#### [WORK REQUIRED]
Type out the data exactly as given. Skip any image.

#### [RECORDED INFORMATION]

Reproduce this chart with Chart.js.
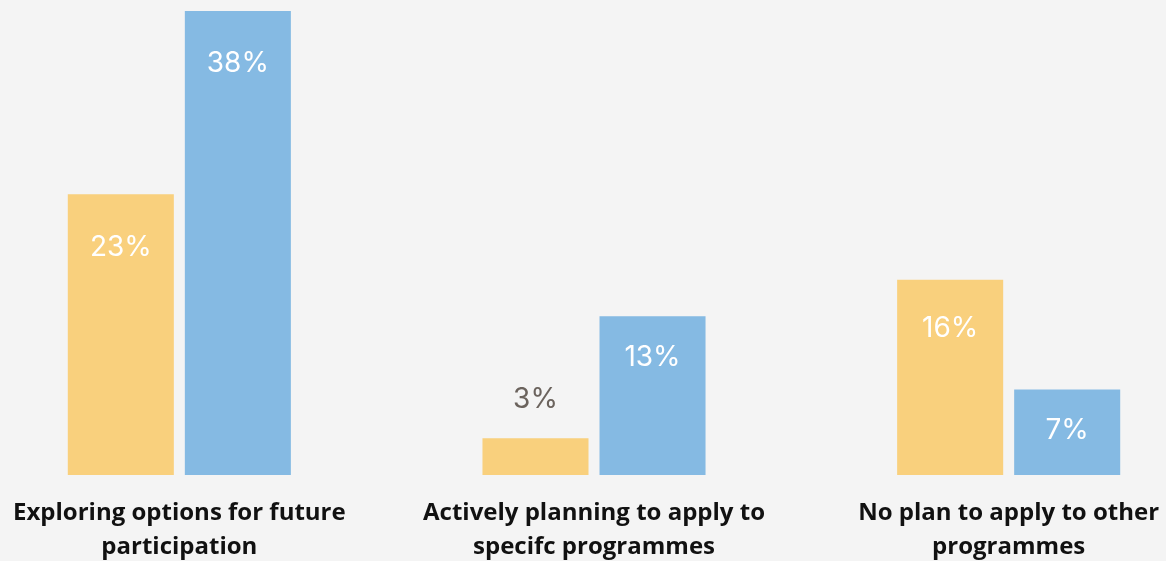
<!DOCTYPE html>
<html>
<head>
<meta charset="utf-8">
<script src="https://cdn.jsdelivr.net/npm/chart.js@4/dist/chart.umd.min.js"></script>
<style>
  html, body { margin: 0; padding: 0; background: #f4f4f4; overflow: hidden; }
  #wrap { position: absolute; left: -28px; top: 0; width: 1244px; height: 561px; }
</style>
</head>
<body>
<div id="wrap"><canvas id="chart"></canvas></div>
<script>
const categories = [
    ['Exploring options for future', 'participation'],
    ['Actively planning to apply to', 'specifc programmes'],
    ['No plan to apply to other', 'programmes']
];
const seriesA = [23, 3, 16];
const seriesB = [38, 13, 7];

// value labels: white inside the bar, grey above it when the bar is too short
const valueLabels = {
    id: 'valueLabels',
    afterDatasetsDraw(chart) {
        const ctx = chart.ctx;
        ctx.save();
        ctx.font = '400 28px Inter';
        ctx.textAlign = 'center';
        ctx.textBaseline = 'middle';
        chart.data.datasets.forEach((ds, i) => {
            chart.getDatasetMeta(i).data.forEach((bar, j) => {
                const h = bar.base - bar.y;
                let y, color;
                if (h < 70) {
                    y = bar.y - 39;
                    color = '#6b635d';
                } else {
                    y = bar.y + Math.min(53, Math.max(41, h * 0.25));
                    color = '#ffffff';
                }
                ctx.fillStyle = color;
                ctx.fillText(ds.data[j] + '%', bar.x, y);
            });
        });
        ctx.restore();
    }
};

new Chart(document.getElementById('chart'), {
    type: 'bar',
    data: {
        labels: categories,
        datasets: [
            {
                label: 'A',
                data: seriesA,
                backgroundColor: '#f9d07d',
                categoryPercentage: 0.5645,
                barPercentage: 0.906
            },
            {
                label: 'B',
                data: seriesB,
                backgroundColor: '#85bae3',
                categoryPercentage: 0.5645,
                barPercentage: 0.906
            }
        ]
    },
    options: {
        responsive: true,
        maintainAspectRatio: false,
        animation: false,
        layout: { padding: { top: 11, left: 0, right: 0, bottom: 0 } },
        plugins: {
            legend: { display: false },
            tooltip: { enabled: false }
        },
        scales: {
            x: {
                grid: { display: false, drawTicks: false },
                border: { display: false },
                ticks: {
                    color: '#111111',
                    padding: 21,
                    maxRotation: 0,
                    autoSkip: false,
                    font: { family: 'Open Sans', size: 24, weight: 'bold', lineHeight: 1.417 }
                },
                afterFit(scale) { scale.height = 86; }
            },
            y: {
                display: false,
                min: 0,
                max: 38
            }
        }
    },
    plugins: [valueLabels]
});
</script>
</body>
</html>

#### [TASK ANSWER]
Reproduce this chart with Chart.js.
<!DOCTYPE html>
<html>
<head>
<meta charset="utf-8">
<script src="https://cdn.jsdelivr.net/npm/chart.js@4/dist/chart.umd.min.js"></script>
<style>
  html, body { margin: 0; padding: 0; background: #f4f4f4; overflow: hidden; }
  #wrap { position: absolute; left: -28px; top: 0; width: 1244px; height: 561px; }
</style>
</head>
<body>
<div id="wrap"><canvas id="chart"></canvas></div>
<script>
const categories = [
    ['Exploring options for future', 'participation'],
    ['Actively planning to apply to', 'specifc programmes'],
    ['No plan to apply to other', 'programmes']
];
const seriesA = [23, 3, 16];
const seriesB = [38, 13, 7];

// value labels: white inside the bar, grey above it when the bar is too short
const valueLabels = {
    id: 'valueLabels',
    afterDatasetsDraw(chart) {
        const ctx = chart.ctx;
        ctx.save();
        ctx.font = '400 28px Inter';
        ctx.textAlign = 'center';
        ctx.textBaseline = 'middle';
        chart.data.datasets.forEach((ds, i) => {
            chart.getDatasetMeta(i).data.forEach((bar, j) => {
                const h = bar.base - bar.y;
                let y, color;
                if (h < 70) {
                    y = bar.y - 39;
                    color = '#6b635d';
                } else {
                    y = bar.y + Math.min(53, Math.max(41, h * 0.25));
                    color = '#ffffff';
                }
                ctx.fillStyle = color;
                ctx.fillText(ds.data[j] + '%', bar.x, y);
            });
        });
        ctx.restore();
    }
};

new Chart(document.getElementById('chart'), {
    type: 'bar',
    data: {
        labels: categories,
        datasets: [
            {
                label: 'A',
                data: seriesA,
                backgroundColor: '#f9d07d',
                categoryPercentage: 0.5645,
                barPercentage: 0.906
            },
            {
                label: 'B',
                data: seriesB,
                backgroundColor: '#85bae3',
                categoryPercentage: 0.5645,
                barPercentage: 0.906
            }
        ]
    },
    options: {
        responsive: true,
        maintainAspectRatio: false,
        animation: false,
        layout: { padding: { top: 11, left: 0, right: 0, bottom: 0 } },
        plugins: {
            legend: { display: false },
            tooltip: { enabled: false }
        },
        scales: {
            x: {
                grid: { display: false, drawTicks: false },
                border: { display: false },
                ticks: {
                    color: '#111111',
                    padding: 21,
                    maxRotation: 0,
                    autoSkip: false,
                    font: { family: 'Open Sans', size: 24, weight: 'bold', lineHeight: 1.417 }
                },
                afterFit(scale) { scale.height = 86; }
            },
            y: {
                display: false,
                min: 0,
                max: 38
            }
        }
    },
    plugins: [valueLabels]
});
</script>
</body>
</html>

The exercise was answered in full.